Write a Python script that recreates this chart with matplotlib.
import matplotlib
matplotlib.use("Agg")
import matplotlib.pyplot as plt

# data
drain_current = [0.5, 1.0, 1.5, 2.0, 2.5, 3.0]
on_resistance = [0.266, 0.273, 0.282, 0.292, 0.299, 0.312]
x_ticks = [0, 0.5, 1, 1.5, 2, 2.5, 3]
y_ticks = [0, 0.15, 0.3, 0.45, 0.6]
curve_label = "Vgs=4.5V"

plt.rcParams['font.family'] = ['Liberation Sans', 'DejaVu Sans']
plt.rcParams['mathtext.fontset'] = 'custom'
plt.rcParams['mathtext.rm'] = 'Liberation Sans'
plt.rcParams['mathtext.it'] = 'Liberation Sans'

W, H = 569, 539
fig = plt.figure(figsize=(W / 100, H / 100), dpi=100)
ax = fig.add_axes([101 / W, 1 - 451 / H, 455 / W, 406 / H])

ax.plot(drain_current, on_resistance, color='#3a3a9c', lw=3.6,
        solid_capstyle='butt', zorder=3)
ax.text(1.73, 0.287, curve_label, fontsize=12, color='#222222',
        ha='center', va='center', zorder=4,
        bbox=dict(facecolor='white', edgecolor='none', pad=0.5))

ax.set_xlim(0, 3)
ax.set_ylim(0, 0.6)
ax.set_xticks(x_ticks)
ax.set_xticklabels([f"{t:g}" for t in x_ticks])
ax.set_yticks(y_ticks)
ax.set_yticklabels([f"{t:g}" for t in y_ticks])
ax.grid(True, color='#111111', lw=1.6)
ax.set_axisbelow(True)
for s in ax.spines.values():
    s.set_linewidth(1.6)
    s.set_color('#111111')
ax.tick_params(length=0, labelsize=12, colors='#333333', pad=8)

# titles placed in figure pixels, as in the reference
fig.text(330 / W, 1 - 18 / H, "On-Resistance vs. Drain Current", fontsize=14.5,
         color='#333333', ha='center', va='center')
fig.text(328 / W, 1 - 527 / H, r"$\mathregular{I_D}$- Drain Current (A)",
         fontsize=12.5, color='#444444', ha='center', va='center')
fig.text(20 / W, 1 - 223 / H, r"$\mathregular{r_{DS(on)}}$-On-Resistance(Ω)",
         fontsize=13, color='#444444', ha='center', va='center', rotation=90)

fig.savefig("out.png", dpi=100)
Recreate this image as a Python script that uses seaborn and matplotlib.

* * * * *

### Requirements
From the opening line of the data above through the line that contains "import matplotlib.pyplot as plt", please print each line as it stands and only those lines.

### Result
Write a Python script that recreates this chart with matplotlib.
import matplotlib
matplotlib.use("Agg")
import matplotlib.pyplot as plt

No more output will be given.